→ Required task: Start at the line holding "Write a web", stop at the line holding "const axisColor = '#222'", and repeat those lines exactly, both ends included; skip the pictures.

→ Saved entries:
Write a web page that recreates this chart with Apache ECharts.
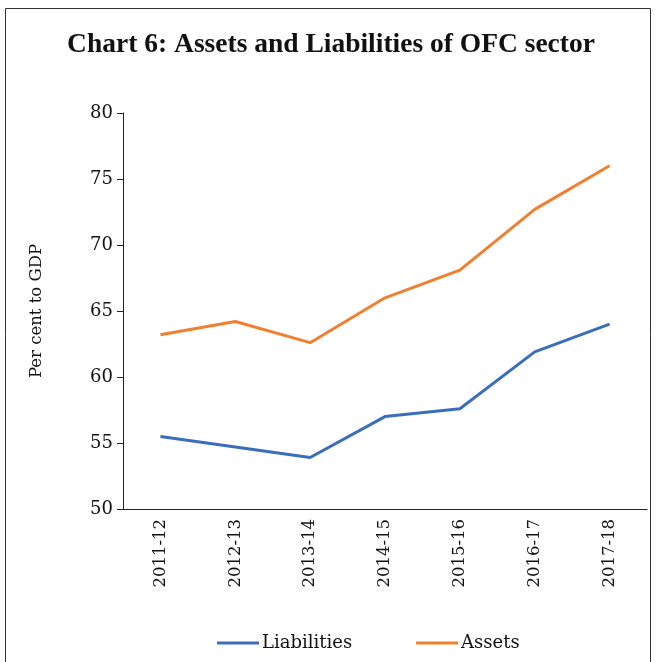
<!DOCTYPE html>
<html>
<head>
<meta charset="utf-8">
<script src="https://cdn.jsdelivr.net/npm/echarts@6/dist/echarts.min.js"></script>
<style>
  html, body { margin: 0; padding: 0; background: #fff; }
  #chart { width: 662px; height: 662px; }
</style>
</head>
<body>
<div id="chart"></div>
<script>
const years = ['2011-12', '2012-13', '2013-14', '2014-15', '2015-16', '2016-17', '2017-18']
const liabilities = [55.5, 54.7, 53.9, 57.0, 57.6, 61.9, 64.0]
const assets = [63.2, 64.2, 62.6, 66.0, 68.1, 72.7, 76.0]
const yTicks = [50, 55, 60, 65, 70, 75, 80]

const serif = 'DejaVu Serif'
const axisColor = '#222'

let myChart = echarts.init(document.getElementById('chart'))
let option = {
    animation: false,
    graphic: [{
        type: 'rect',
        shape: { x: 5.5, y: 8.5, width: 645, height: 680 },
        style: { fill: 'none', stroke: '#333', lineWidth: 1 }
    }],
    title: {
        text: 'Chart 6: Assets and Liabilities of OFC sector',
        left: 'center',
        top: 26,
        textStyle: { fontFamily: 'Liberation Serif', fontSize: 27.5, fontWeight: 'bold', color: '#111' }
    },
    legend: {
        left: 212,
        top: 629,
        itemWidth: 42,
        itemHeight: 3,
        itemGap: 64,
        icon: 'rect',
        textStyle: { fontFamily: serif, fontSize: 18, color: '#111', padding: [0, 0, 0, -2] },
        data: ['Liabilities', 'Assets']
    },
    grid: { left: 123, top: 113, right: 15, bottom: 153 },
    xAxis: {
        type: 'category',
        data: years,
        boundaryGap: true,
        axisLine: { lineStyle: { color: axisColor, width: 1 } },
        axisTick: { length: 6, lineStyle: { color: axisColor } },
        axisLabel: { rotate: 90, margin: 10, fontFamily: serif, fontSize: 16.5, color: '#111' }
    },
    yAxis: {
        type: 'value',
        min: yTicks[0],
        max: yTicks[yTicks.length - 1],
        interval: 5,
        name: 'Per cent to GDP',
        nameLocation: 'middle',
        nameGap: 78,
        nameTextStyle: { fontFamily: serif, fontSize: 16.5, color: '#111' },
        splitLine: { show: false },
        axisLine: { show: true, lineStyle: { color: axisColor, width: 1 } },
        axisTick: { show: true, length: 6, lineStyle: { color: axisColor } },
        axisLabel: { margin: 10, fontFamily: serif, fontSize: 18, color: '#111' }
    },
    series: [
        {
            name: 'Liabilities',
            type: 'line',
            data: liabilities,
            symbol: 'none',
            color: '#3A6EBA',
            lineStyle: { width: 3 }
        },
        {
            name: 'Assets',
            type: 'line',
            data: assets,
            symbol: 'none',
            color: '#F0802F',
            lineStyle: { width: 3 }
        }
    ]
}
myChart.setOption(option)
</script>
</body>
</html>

* * *

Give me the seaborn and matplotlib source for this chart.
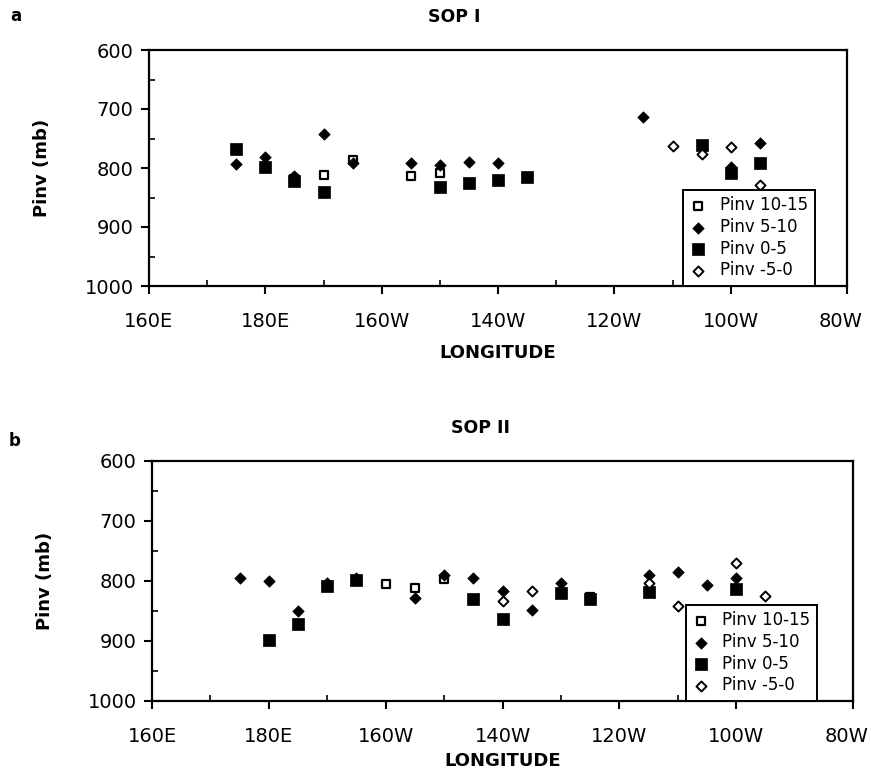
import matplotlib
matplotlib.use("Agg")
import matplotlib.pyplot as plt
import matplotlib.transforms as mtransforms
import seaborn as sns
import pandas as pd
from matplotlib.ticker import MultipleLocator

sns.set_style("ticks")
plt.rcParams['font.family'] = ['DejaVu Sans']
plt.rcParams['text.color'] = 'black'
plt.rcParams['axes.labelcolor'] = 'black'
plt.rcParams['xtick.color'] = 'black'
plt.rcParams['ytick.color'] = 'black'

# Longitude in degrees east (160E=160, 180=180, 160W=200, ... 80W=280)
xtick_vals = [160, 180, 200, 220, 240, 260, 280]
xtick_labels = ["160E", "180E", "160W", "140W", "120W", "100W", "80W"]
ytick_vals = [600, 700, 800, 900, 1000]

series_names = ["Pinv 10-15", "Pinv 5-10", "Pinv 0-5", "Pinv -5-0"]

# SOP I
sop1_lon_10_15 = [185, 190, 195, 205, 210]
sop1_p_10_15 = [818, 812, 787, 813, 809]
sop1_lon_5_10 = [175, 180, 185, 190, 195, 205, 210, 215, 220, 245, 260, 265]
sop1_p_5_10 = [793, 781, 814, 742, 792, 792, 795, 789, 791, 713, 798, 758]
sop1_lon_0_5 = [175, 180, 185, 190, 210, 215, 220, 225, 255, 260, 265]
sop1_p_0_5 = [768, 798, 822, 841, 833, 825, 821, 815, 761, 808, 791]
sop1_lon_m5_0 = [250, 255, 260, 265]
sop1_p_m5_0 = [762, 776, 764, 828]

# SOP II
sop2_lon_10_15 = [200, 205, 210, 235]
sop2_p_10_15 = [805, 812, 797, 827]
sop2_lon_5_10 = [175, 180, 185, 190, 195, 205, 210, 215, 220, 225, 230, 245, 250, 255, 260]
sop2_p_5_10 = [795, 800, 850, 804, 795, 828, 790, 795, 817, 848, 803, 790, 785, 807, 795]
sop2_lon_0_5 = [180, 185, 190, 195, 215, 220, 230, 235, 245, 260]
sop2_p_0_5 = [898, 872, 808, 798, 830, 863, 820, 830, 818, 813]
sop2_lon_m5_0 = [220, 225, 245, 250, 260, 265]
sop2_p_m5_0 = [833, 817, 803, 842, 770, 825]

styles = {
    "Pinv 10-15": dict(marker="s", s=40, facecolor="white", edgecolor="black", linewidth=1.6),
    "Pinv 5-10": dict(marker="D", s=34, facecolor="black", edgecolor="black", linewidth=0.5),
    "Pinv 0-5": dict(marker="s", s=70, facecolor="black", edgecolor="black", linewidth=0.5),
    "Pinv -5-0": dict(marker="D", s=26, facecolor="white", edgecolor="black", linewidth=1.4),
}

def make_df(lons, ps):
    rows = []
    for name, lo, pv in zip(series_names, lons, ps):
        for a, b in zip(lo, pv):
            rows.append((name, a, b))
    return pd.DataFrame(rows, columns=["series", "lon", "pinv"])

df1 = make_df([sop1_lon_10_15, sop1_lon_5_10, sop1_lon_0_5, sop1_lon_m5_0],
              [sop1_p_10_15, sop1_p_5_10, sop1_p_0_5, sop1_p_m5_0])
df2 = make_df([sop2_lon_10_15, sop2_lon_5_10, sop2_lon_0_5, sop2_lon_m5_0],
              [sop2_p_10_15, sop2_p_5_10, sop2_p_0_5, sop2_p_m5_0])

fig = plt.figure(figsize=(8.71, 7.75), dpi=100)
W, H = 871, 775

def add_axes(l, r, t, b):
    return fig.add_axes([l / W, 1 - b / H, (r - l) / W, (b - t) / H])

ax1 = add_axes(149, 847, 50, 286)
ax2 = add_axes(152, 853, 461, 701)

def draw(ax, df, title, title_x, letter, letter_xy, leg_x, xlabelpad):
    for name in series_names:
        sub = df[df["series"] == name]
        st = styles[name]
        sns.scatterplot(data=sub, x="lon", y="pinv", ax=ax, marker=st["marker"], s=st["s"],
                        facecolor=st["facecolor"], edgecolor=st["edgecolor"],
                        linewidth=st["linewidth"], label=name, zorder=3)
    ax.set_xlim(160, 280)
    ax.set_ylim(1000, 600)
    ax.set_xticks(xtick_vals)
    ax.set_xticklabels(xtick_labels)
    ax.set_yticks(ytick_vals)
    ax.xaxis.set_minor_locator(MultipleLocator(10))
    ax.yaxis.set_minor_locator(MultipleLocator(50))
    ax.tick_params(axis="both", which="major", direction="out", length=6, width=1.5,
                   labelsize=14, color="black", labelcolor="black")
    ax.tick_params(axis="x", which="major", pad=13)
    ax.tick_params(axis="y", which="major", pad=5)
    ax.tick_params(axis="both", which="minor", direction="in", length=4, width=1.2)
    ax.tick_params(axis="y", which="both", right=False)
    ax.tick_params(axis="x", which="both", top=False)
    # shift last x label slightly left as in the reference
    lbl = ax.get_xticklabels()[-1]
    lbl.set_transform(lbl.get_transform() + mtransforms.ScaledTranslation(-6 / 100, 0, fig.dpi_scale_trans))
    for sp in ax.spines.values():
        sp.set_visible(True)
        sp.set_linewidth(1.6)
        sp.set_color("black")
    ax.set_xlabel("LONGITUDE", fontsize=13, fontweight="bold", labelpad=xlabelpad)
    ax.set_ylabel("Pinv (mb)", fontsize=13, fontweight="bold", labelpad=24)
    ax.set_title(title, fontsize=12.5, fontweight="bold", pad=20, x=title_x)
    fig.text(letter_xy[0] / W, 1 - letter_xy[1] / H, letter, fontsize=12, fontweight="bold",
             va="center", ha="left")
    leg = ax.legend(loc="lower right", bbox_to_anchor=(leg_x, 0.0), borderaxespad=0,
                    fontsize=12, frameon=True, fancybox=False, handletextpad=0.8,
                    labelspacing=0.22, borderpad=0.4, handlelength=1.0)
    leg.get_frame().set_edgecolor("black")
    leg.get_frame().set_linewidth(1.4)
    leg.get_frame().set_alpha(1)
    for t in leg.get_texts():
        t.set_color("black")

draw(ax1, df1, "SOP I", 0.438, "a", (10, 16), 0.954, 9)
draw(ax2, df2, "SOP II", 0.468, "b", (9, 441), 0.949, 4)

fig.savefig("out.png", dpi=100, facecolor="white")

→ Final result:
Write a web page that recreates this chart with Apache ECharts.
<!DOCTYPE html>
<html>
<head>
<meta charset="utf-8">
<script src="https://cdn.jsdelivr.net/npm/echarts@6/dist/echarts.min.js"></script>
<style>
  html, body { margin: 0; padding: 0; background: #fff; }
  #chart { width: 662px; height: 662px; }
</style>
</head>
<body>
<div id="chart"></div>
<script>
const years = ['2011-12', '2012-13', '2013-14', '2014-15', '2015-16', '2016-17', '2017-18']
const liabilities = [55.5, 54.7, 53.9, 57.0, 57.6, 61.9, 64.0]
const assets = [63.2, 64.2, 62.6, 66.0, 68.1, 72.7, 76.0]
const yTicks = [50, 55, 60, 65, 70, 75, 80]

const serif = 'DejaVu Serif'
const axisColor = '#222'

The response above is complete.